Hans Arnold wollte es ganz schlau anfangen und auf Nummer Sicher gehen. Als er die 45.000 Mark von Neumann kassiert hatte, gab er dem Geldgeber zwar eine Quittung, händigte ihm diese aber nicht aus.

Die Quittung wurde in einem Banksafe deponiert, zu dem Arnold den Schlüssel hatte. Nach einer Niederlage wollte Arnold die unbequeme Quittung dann verbrennen, für den Fall eines VfB-Sieges wäre die Quittung als Faustpfand bei Neumann geblieben. Die gut eingefädelte Geschichte hat jedoch nicht geklappt.

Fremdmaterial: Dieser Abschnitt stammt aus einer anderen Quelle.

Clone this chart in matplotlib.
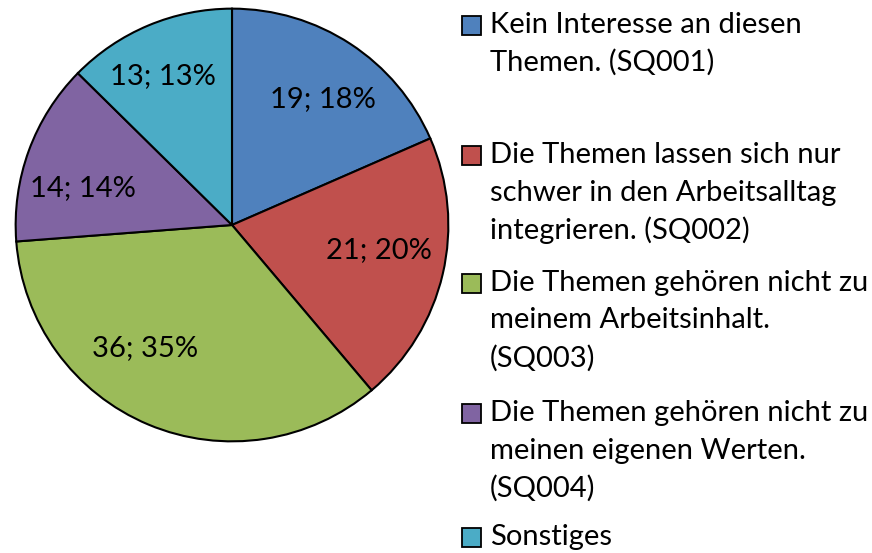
import matplotlib
matplotlib.use("Agg")
import matplotlib.pyplot as plt
from matplotlib.patches import Rectangle

categories = [
    "Kein Interesse an diesen\nThemen. (SQ001)",
    "Die Themen lassen sich nur\nschwer in den Arbeitsalltag\nintegrieren. (SQ002)",
    "Die Themen gehören nicht zu\nmeinem Arbeitsinhalt.\n(SQ003)",
    "Die Themen gehören nicht zu\nmeinen eigenen Werten.\n(SQ004)",
    "Sonstiges",
]
counts = [19, 21, 36, 14, 13]
colors = ["#4F81BD", "#C0504D", "#9BBB59", "#8064A2", "#4BACC6"]

plt.rcParams["font.family"] = ["Lato", "DejaVu Sans"]
FS = 21

fig = plt.figure(figsize=(8.72, 5.53), dpi=100)
ax = fig.add_axes([15 / 872, 111 / 553, 434 / 872, 434 / 553])

wedges, _ = ax.pie(counts, colors=colors, startangle=90, counterclock=False,
                   radius=1.0, wedgeprops=dict(edgecolor="black", linewidth=1.5))
ax.set_xlim(-1.003, 1.003)
ax.set_ylim(-1.003, 1.003)
ax.set_aspect("equal")
ax.axis("off")

# data labels "n; p%", placed inside each slice
total = sum(counts)
label_pos = [(0.42, 0.58), (0.68, -0.115), (-0.40, -0.57), (-0.69, 0.17), (-0.32, 0.69)]
for n, (x, y) in zip(counts, label_pos):
    ax.text(x, y, f"{n}; {round(100 * n / total)}%", ha="center", va="center",
            fontsize=FS, color="black")

# legend on the right, one block per category
line_h = 37.5
item_top = [25, 155, 283, 413, 537]
for label, col, y0 in zip(categories, colors, item_top):
    fig.patches.append(Rectangle((462 / 872, 1 - (y0 + 10) / 553), 19 / 872, 19 / 553,
                                 transform=fig.transFigure, facecolor=col,
                                 edgecolor="black", linewidth=1.3))
    for i, line in enumerate(label.split("\n")):
        fig.text(490 / 872, 1 - (y0 + i * line_h) / 553, line, ha="left", va="center",
                 fontsize=FS, color="black")

fig.savefig("out.png", dpi=100)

Irgendwie gelang es Neumann, eine Fotokopie der Quittung herzustellen, die jetzt Arnold das Genick gebrochen hatte.

Die betroffenen Vereine handelten sofort und beurlaubten Arnold und Neumann. Es schien ein Alleingang dieser Spieler gewesen zu sein, doch eine Frage blieb: Wer beauftragte Jürgen Neumann, die 45.000 Mark Schmiergeld zu zahlen?

VfB-Präsident Weitpert schien mit seiner Aussage „Wir sehen nur die Spitze eines Eisbergs“ Recht zu behalten, denn nur drei Tage später sollte auch Schalke schon wieder mit in den Skandal hinein gezogen werden.

Die Bild-Zeitung titelte in ihrer Samstagsausgabe: „Bei Schalke 04 lief ein krummes Ding“. In dem Artikel – noch ohne beweiskräftiges Material – war davon die Rede, dass sich ein neuer Zeuge der Zeitung gestellt habe und bereit wäre, vor dem DFB-Kontrollausschuss auszusagen: „Ich bin vom Bielefelder Spieler Dieter Schulz angesprochen worden, für die Arminen Spiele zu kaufen. Ich habe von ihm gehört, dass auch bei Schalke ein krummes Ding gelaufen ist“.